I am working with a person-level extract from the 2010 ACS. Included in my extract is the variable HHINCOME, which measures income at the household level – and therefore is the same for every member of one household. What I want to do is create a measure of household income inequality that sums the total income of the top 5 percent of the distribution and divides that sum by the total income of the bottom 20 percent of the distribution. I want to create this measure for the dataset as a whole – that is, a national estimate - and also create individual measures for the largest 100 metro areas. I have two questions related to this task. Number one – it seems that if I do this calculation on the whole dataset I will be counting some household income values multiple times, so I need to somehow limit the universe. I think the way to do it is to select only those cases where PERNUM=1 and then do the sum calculation – but would love confirmation of that. Two – what do I do with weights here? Do I apply the household weights since I will only have one case from each household? To accurately calculate the sum it seems I need to multiply each HHINCOME by the associated weight before adding them together. I would appreciate any insight. Thanks!
Your intuition is correct on both questions.
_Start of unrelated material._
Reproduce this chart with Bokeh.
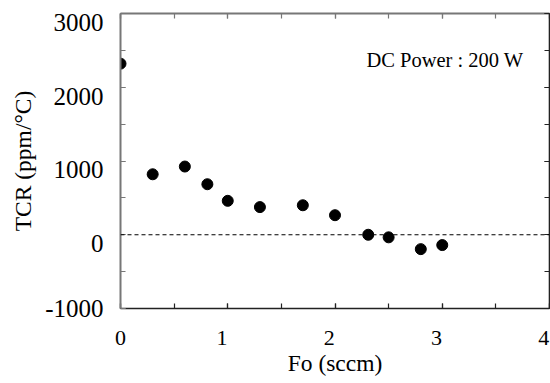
from bokeh.plotting import figure
from bokeh.models import (ColumnDataSource, Range1d, LinearAxis, SingleIntervalTicker,
                          FixedTicker, Span, Label, Title, CustomJSTickFormatter)
from bokeh.embed import file_html
from bokeh.resources import INLINE

# ---- data ----
fo = [0.0, 0.3, 0.6, 0.81, 1.0, 1.3, 1.7, 2.0, 2.31, 2.5, 2.8, 3.0]
tcr = [2320, 820, 925, 685, 460, 375, 400, 265, 0, -35, -195, -140]

x_ticks = [0, 1, 2, 3, 4]
x_tick_labels = ["0", "1", "2", "3", "4"]
y_ticks = [-1000, 0, 1000, 2000, 3000]
y_tick_labels = ["-1000", "0", "1000", "2000", "3000"]

x_title = "Fo (sccm)"
y_title = "TCR (ppm/°C)"
note = "DC Power : 200 W"

FONT = "Liberation Serif"

X0, X1 = 0, 4
Y0, Y1 = -1000, 3000
# in the printed figure the tick numbers sit slightly left of / below their ticks
X_LABEL_SHIFT = 0.0546875     # ~6 px, in x units
Y_LABEL_SHIFT = 120           # ~9 px, in y units

p = figure(width=550, height=383, output_backend="svg", toolbar_location=None,
           x_range=Range1d(X0, X1), y_range=Range1d(Y0, Y1),
           x_axis_type=None, y_axis_type=None)
p.extra_x_ranges = {"xlab": Range1d(X0 + X_LABEL_SHIFT, X1 + X_LABEL_SHIFT)}
p.extra_y_ranges = {"ylab": Range1d(Y0 + Y_LABEL_SHIFT, Y1 + Y_LABEL_SHIFT)}
p.min_border_left = 120
p.min_border_right = 1
p.min_border_top = 13
p.min_border_bottom = 75
p.outline_line_color = None
p.xgrid.visible = False
p.ygrid.visible = False
p.background_fill_color = "white"
p.border_fill_color = "white"


def tick_axis(kind, color, width):
    ticker = (SingleIntervalTicker(interval=1, num_minor_ticks=2) if kind == "x"
              else SingleIntervalTicker(interval=1000, num_minor_ticks=2))
    ax = LinearAxis(ticker=ticker)
    ax.axis_line_color = color
    ax.axis_line_width = width
    ax.major_tick_line_color = color
    ax.minor_tick_line_color = color
    ax.major_tick_line_width = 1.2
    ax.minor_tick_line_width = 1.2
    ax.major_tick_in = 5
    ax.major_tick_out = 0
    ax.minor_tick_in = 5
    ax.minor_tick_out = 0
    ax.major_label_standoff = 0
    ax.major_label_text_font_size = "1px"
    ax.formatter = CustomJSTickFormatter(code="return ''")
    return ax


def label_axis(kind, ticks, labels, size, standoff):
    # numbers drawn on a slightly shifted range; a tick that would fall just
    # outside the frame is pinned to the frame edge
    if kind == "x":
        lo = X0 + X_LABEL_SHIFT
        pos = [max(t, lo) for t in ticks]
        ax = LinearAxis(x_range_name="xlab", ticker=FixedTicker(ticks=pos))
    else:
        lo = Y0 + Y_LABEL_SHIFT
        pos = [max(t, lo) for t in ticks]
        ax = LinearAxis(y_range_name="ylab", ticker=FixedTicker(ticks=pos))
    ax.axis_line_color = None
    ax.major_tick_line_color = None
    ax.minor_tick_line_color = None
    ax.major_tick_in = 0
    ax.major_tick_out = 0
    ax.minor_tick_in = 0
    ax.minor_tick_out = 0
    ax.major_label_standoff = standoff
    ax.major_label_text_font = FONT
    ax.major_label_text_font_size = size
    ax.major_label_text_color = "black"
    ax.major_label_overrides = dict(zip(pos, labels))
    return ax


p.add_layout(tick_axis("y", "#777777", 2), "left")
ylab = label_axis("y", y_ticks, y_tick_labels, "25px", 17)
ylab.axis_label = y_title
ylab.axis_label_standoff = 6
ylab.axis_label_text_font = FONT
ylab.axis_label_text_font_size = "23.5px"
ylab.axis_label_text_font_style = "normal"
ylab.axis_label_text_color = "black"
p.add_layout(ylab, "left")

p.add_layout(tick_axis("x", "#222222", 1.6), "below")
p.add_layout(label_axis("x", x_ticks, x_tick_labels, "22px", 22), "below")
p.add_layout(tick_axis("y", "#222222", 1.6), "right")
p.add_layout(tick_axis("x", "#777777", 2), "above")

p.add_layout(Title(text=x_title, align="center", offset=5, standoff=0,
                   text_font=FONT, text_font_size="23.5px", text_font_style="normal",
                   text_color="black"), "below")

# zero reference line
p.add_layout(Span(location=0, dimension="width", line_color="black",
                  line_width=1.2, line_dash="4 3"))

# data points
src = ColumnDataSource(dict(x=fo, y=tcr))
p.scatter("x", "y", source=src, size=11, marker="circle",
          fill_color="black", line_color="black")

# annotation
p.add_layout(Label(x=3.758, y=2363, text=note,
                   text_align="right", text_baseline="alphabetic",
                   text_font=FONT, text_font_size="20.5px", text_color="black"))

open("out.html", "w").write(file_html(p, INLINE))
First, you are right that since you have multiple individuals per household in your dataset, you should limit your observations to only those with PERNUM==1. This will effectively ensure that only one observation per household exists in your dataset. Second, because you are using a household measure of income you’ll want to use the HHWT variable in order to calculate nationally representative statistics.
I hope this helps.
Fabulous – thank you so much for your help. I just needed to confirm that I was thinking through it correctly!